Umso deutlicher steht diese Entscheidung in Schieflage zur Wahl des neuen Co-Präsidiums, die am selben Tag erfolgte: Susanne Vinzenz-Stauffacher (58) und Benjamin Mühlemann (46) werden die Partei zur Europaabstimmung führen.

Ein holpriger Start als Parteichef

Die Wahl der St. Galler Nationalrätin Vinzenz-Stauffacher erscheint vor diesem Hintergrund durchaus sinnvoll, zumal sie sich als flammende Befürworterin der sogenannten Bilateralen III geoutet hat. Der Glarner Ständerat Mühlemann hingegen hat nicht nur für das Ständemehr votiert – er gehörte am 18. Oktober auch zur Minderheit der freisinnigen Delegierten, die gegen das Vertragspaket stimmten. Der neue Parteichef steht damit in einer Kernfrage quer zur Basis und zum eigenen Bundesrat. Dieser Umstand wurde in der Öffentlichkeit bisher kaum beachtet und lässt den Start Mühlemanns, der seine erste Legislatur im Bundeshaus absolviert, ziemlich holprig erscheinen. Wie sollen Partei und Co-Chef in diesem wichtigsten Dossier in nächster Zukunft harmonieren?

Während die EU-Kritiker um den Zürcher Stadtrat Filippo Leutenegger (72), den Nationalrat Christian Wasserfallen (44) und den ehemaligen Jungfreisinnigen-Präsidenten Matthias Müller (33) bei der Abstimmung im Wankdorf scheiterten, sind sie im Präsidium nun immerhin mit 50 Prozent vertreten.

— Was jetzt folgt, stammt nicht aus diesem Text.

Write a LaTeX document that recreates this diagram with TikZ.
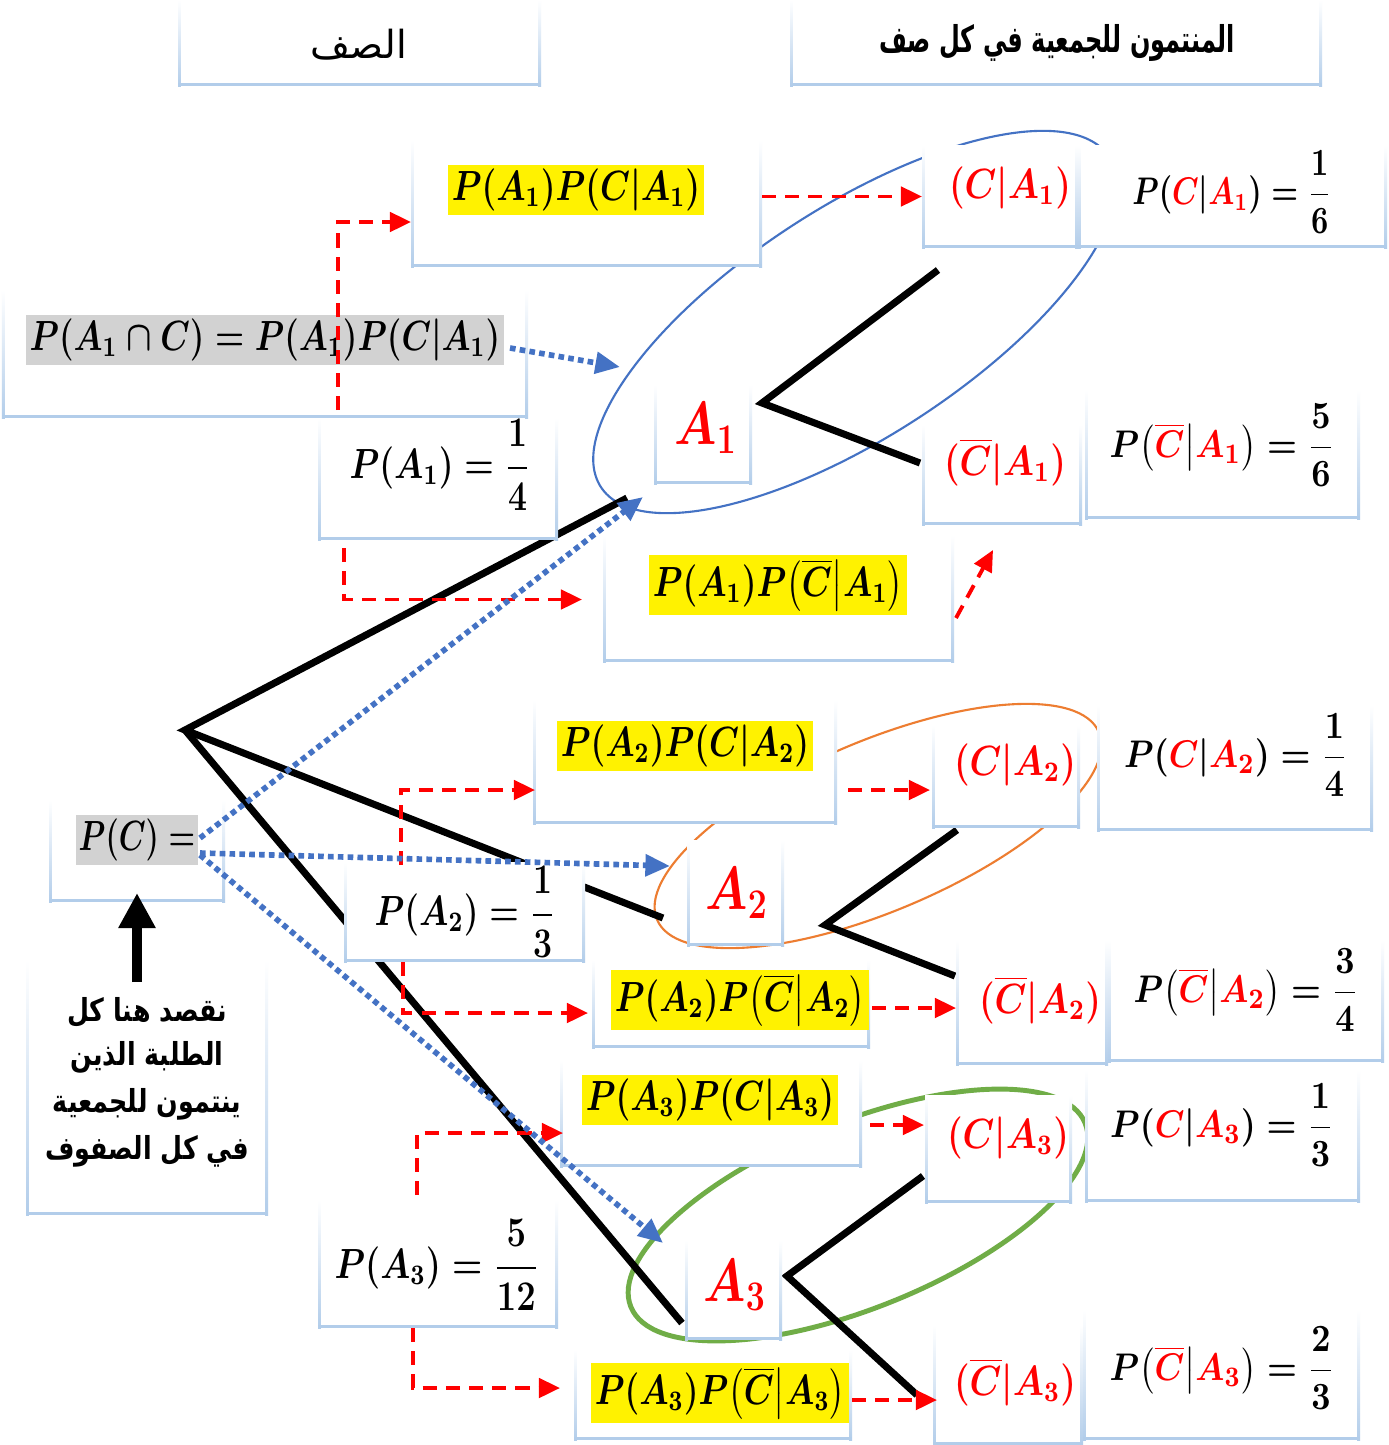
\documentclass[tikz,border=0pt]{standalone}
\usepackage{fontspec}
\usepackage{amsmath}
\TeXXeTstate=1
\newfontfamily\arabicfont[Script=Arabic]{DejaVu Sans}
\usetikzlibrary{arrows.meta,calc,fit}
\definecolor{fb}{RGB}{178,205,234}
\definecolor{dotblue}{RGB}{68,114,196}
\definecolor{ellor}{RGB}{237,125,49}
\definecolor{ellgr}{RGB}{112,173,71}
\definecolor{hlgray}{RGB}{210,210,210}
\newcommand{\rd}[1]{{\color{red}#1}}
% text node condensed horizontally: style, xscale, position, name, text
\newcommand{\tn}[5]{\begin{scope}[shift={(#3)}]\node[#1, transform shape, xscale=#2] (#4) at (0,0) {#5};\end{scope}}
\begin{document}
\begin{tikzpicture}[x=0.01cm,y=-0.01cm,
  bx/.style={inner sep=0pt, outer sep=0pt, fill=white},
  mt/.style={font=\fontsize{12}{14}\selectfont\boldmath, inner sep=1.2pt},
  ms/.style={font=\fontsize{11}{13}\selectfont\boldmath, inner sep=1.2pt},
  mss/.style={font=\fontsize{10.5}{12}\selectfont\boldmath, inner sep=1.2pt},
  bigA/.style={font=\fontsize{17}{20}\selectfont\boldmath, text=red},
  rt/.style={mt, text=red},
  hly/.style={mt, fill=yellow},
  hlg/.style={mt, fill=hlgray},
  arh/.style={font=\arabicfont\fontsize{11}{14}\selectfont},
  arhb/.style={font=\arabicfont\bfseries\fontsize{10.5}{13}\selectfont},
  arn/.style={font=\arabicfont\bfseries\fontsize{9}{12}\selectfont},
  rdash/.style={draw=red, line width=1.1pt, dash pattern=on 4pt off 2.6pt, -{Triangle[length=6pt,width=5.5pt]}},
  bdot/.style={draw=dotblue, line width=1.6pt, dash pattern=on 1.6pt off 1.2pt, -{Triangle[length=7pt,width=6pt]}},
  tree/.style={line width=2pt, black, line join=miter},
]
\useasboundingbox (0,0) rectangle (1389,1445);
\fill[white] (0,0) rectangle (1389,1445);

% ---------- tree coordinates ----------
\coordinate (root) at (185,730);
\coordinate (e1) at (627,498);
\coordinate (e2) at (663,918);
\coordinate (e3) at (682,1323);
\coordinate (f1) at (762,403);
\coordinate (f1u) at (938,270);
\coordinate (f1d) at (920,463);
\coordinate (f2) at (825,925);
\coordinate (f2u) at (957,830);
\coordinate (f2d) at (955,976);
\coordinate (f3) at (787,1276);
\coordinate (f3u) at (923,1176);
\coordinate (f3d) at (917,1395);

% ---------- ellipses ----------
\draw[dotblue, line width=0.6pt, rotate around={33:(855,322)}] (855,322) ellipse [x radius=303, y radius=115];
\draw[ellor, line width=0.6pt, rotate around={23:(878,826)}] (878,826) ellipse [x radius=240, y radius=85];
\draw[ellgr, line width=1.4pt, rotate around={22:(858,1215)}] (858,1215) ellipse [x radius=245, y radius=93];

% ---------- tree ----------
\draw[tree] (e1) -- (root) -- (e2);
\draw[tree] (root) -- (e3);
\draw[tree] (f1u) -- (f1) -- (f1d);
\draw[tree] (f2u) -- (f2) -- (f2d);
\draw[tree] (f3u) -- (f3) -- (f3d);

% ---------- boxes ----------
\node[bx, fit={(178,0) (541,86)}] (h1) {};
\node[bx, fit={(790,0) (1322,86)}] (h2) {};
\node[bx, fit={(411,140) (762,267)}] (y1) {};
\node[bx, fit={(922,145) (1078,248)}] (ca1) {};
\node[bx, fit={(1078,145) (1387,248)}] (pca1) {};
\node[bx, fit={(2,290) (528,418)}] (inter) {};
\node[bx, fit={(318,418) (558,540)}] (pa1) {};
\node[bx, fit={(654,385) (752,484)}] (a1) {};
\node[bx, fit={(922,425) (1082,525)}] (cba1) {};
\node[bx, fit={(1085,390) (1360,519)}] (pcba1) {};
\node[bx, fit={(603,535) (954,662)}] (y2) {};
\node[bx, fit={(533,700) (837,824)}] (y3) {};
\node[bx, fit={(932,725) (1080,828)}] (ca2) {};
\node[bx, fit={(1097,705) (1373,831)}] (pca2) {};
\node[bx, fit={(49,800) (225,902)}] (pc) {};
\node[bx, fit={(344,862) (585,962)}] (pa2) {};
\node[bx, fit={(687,840) (784,946)}] (a2) {};
\node[bx, fit={(956,940) (1108,1065)}] (cba2) {};
\node[bx, fit={(1108,940) (1384,1062)}] (pcba2) {};
\node[bx, fit={(592,960) (870,1048)}] (y4) {};
\node[bx, fit={(26,960) (268,1215)}] (note) {};
\node[bx, fit={(560,1060) (862,1167)}] (y5) {};
\node[bx, fit={(925,1095) (1072,1203)}] (ca3) {};
\node[bx, fit={(1085,1070) (1360,1202)}] (pca3) {};
\node[bx, fit={(318,1200) (558,1328)}] (pa3) {};
\node[bx, fit={(685,1240) (782,1340)}] (a3) {};
\node[bx, fit={(933,1325) (1083,1445)}] (cba3) {};
\node[bx, fit={(1083,1310) (1360,1440)}] (pcba3) {};
\node[bx, fit={(574,1350) (852,1440)}] (y6) {};

\foreach \n in {h1,h2,y1,ca1,pca1,inter,pa1,a1,cba1,pcba1,y2,y3,ca2,pca2,pc,pa2,a2,cba2,pcba2,y4,note,y5,ca3,pca3,pa3,a3,cba3,pcba3,y6}{
  \shade[top color=white, bottom color=fb] (\n.north west) rectangle ([xshift=0.8pt]\n.south west);
  \shade[top color=white, bottom color=fb] ([xshift=-0.8pt]\n.north east) rectangle (\n.south east);
  \fill[fb] (\n.south west) rectangle ([yshift=0.8pt]\n.south east);
}

% ---------- texts ----------
\tn{arh}{1}{359,45}{th1}{\beginR الصف\endR}
\tn{arhb}{0.65}{1057,43}{th2}{\beginR المنتمون للجمعية في كل صف\endR}

\tn{hly}{0.8}{576,190}{ty1}{$P(A_1)P(C|A_1)$}
\tn{rt}{0.85}{1010,188}{tca1}{$(C|A_1)$}
\tn{mss}{0.78}{1232,192}{tpca1}{$P(\rd{C}|\rd{A_1})=\dfrac{1}{6}$}
\tn{hlg}{0.79}{265,340}{tinter}{$P(A_1\cap C)=P(A_1)P(C|A_1)$}
\tn{mt}{0.8}{440,465}{tpa1}{$P(A_1)=\dfrac{1}{4}$}
\tn{bigA}{0.8}{706,428}{ta1}{$A_1$}
\tn{rt}{0.85}{1005,462}{tcba1}{$(\overline{C}|A_1)$}
\tn{ms}{0.87}{1222,445}{tpcba1}{$P\bigl(\rd{\overline{C}}\big|\rd{A_1}\bigr)=\dfrac{5}{6}$}
\tn{hly}{0.8}{778,585}{ty2}{$P(A_1)P\bigl(\overline{C}\big|A_1\bigr)$}

\tn{hly}{0.8}{685,746}{ty3}{$P(A_2)P(C|A_2)$}
\tn{rt}{0.85}{1015,765}{tca2}{$(C|A_2)$}
\tn{ms}{0.87}{1236,755}{tpca2}{$P(\rd{C}|\rd{A_2})=\dfrac{1}{4}$}
\tn{hlg}{0.72}{137,840}{tpc}{$P(C)=$}
\tn{mt}{0.8}{465,912}{tpa2}{$P(A_2)=\dfrac{1}{3}$}
\tn{bigA}{0.8}{737,893}{ta2}{$A_2$}
\tn{rt}{0.85}{1040,1000}{tcba2}{$(\overline{C}|A_2)$}
\tn{ms}{0.87}{1246,990}{tpcba2}{$P\bigl(\rd{\overline{C}}\big|\rd{A_2}\bigr)=\dfrac{3}{4}$}
\tn{hly}{0.8}{740,1000}{ty4}{$P(A_2)P\bigl(\overline{C}\big|A_2\bigr)$}

\tn{arn}{0.8}{147,1012}{tn1}{\beginR نقصد هنا كل\endR}
\tn{arn}{0.8}{147,1057}{tn2}{\beginR الطلبة الذين\endR}
\tn{arn}{0.8}{147,1104}{tn3}{\beginR ينتمون للجمعية\endR}
\tn{arn}{0.8}{147,1151}{tn4}{\beginR في كل الصفوف\endR}

\tn{hly}{0.8}{710,1100}{ty5}{$P(A_3)P(C|A_3)$}
\tn{rt}{0.85}{1008,1138}{tca3}{$(C|A_3)$}
\tn{ms}{0.87}{1222,1125}{tpca3}{$P(\rd{C}|\rd{A_3})=\dfrac{1}{3}$}
\tn{mt}{0.82}{437,1265}{tpa3}{$P(A_3)=\dfrac{5}{12}$}
\tn{bigA}{0.8}{735,1285}{ta3}{$A_3$}
\tn{rt}{0.85}{1015,1382}{tcba3}{$(\overline{C}|A_3)$}
\tn{ms}{0.87}{1222,1368}{tpcba3}{$P\bigl(\rd{\overline{C}}\big|\rd{A_3}\bigr)=\dfrac{2}{3}$}
\tn{hly}{0.8}{720,1393}{ty6}{$P(A_3)P\bigl(\overline{C}\big|A_3\bigr)$}

% ---------- red dashed arrows ----------
\draw[rdash] ($(pa1.north west)+(20,-8)$) |- ($(y1.north west)+(0,82)$);
\draw[rdash] ($(pa1.south west)+(26,8)$) |- ($(y2.west)+(-21,1)$);
\draw[rdash] (y1.east |- ca1.west) -- (ca1.west);
\draw[rdash] ($(y2.south east)+(2,-44)$) -- ($(cba1.south west)+(71,25)$);
\draw[rdash] ($(pa2.north west)+(57,3)$) |- ($(y3.south west)+(2,-34)$);
\draw[rdash] ($(pa2.south west)+(59,0)$) |- ($(y4.west)+(-4,9)$);
\draw[rdash] ($(y3.south east)+(11,-34)$) -- ($(ca2.west)+(-2,13.5)$);
\draw[rdash] ($(y4.east)+(2,4)$) -- ($(cba2.west)+(0,5.5)$);
\draw[rdash] ($(pa3.north west)+(99,-5)$) |- ($(y5.west)+(3,19.5)$);
\draw[rdash] ($(pa3.south west)+(95,0)$) |- ($(y6.west)+(-14,-7)$);
\draw[rdash] ($(y5.east)+(8,11.5)$) -- ($(ca3.north west)+(-1,30)$);
\draw[rdash] ($(y6.east)+(0,5)$) -- ($(cba3.west)+(4,15)$);

% ---------- blue dotted arrows ----------
\draw[bdot] ($(inter.east)+(-18,-6)$) -- ($(a1.north west)+(-34,-18)$);
\draw[bdot] ($(pc.east)+(-25,-13)$) -- ($(a1.south west)+(-11,13)$);
\draw[bdot] ($(pc.east)+(-25,2)$) -- ($(a2.west)+(-17,-27)$);
\draw[bdot] ($(pc.east)+(-25,4)$) -- ($(a3.north west)+(-22,3)$);

% ---------- big arrow ----------
\coordinate (upbase) at (137,982);
\draw[line width=3.1pt, -{Triangle[length=10pt,width=10pt]}] (upbase) -- (pc.south |- 0,893);
\end{tikzpicture}
\end{document}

Vielleicht ein «Ja mit Knurren»

Seine Hauptsorge im EU-Dossier sei die Souveränitätsfrage, begründet Mühlemann sein Nein auf Anfrage. «Mir ist zu wenig klar, wie Parlament, Kantone und Bevölkerung beim Decision Shaping (der Entscheidungsfindung; Red.) überhaupt eingebunden werden», sagt er. Dass die parteiinterne Arbeitsgruppe solche Aspekte klären will, begrüsse er. Diese Punkte müsse man ernst nehmen.

Wie aber will er mit seiner Co-Präsidentin die Partei in dieser nationalen Schicksalsfrage führen? Mühlemann argumentiert, in seiner Haltung komme auch eine Stärke der Partei zum Ausdruck, indem sie so das gesamte europapolitische Spektrum abbildet und programmatische Breite signalisiere. Ausserdem sei es ja zunächst um eine Antwort der FDP auf die Vernehmlassung gegangen, noch nicht um eine Abstimmungsparole. Je nachdem, wie die Vorlage im Interesse des Freisinns weiterentwickelt wird, könnte sich Mühlemann vorstellen, dass gewisse kritische Stimmen zu einem «Ja mit Knurren» finden.

Zuvor jedoch wird der Bundesrat seine Botschaft zuhanden des Parlaments formulieren, das dann ausführlich über das Thema streiten wird. Fürs Knurren bleibt also noch etwas Zeit.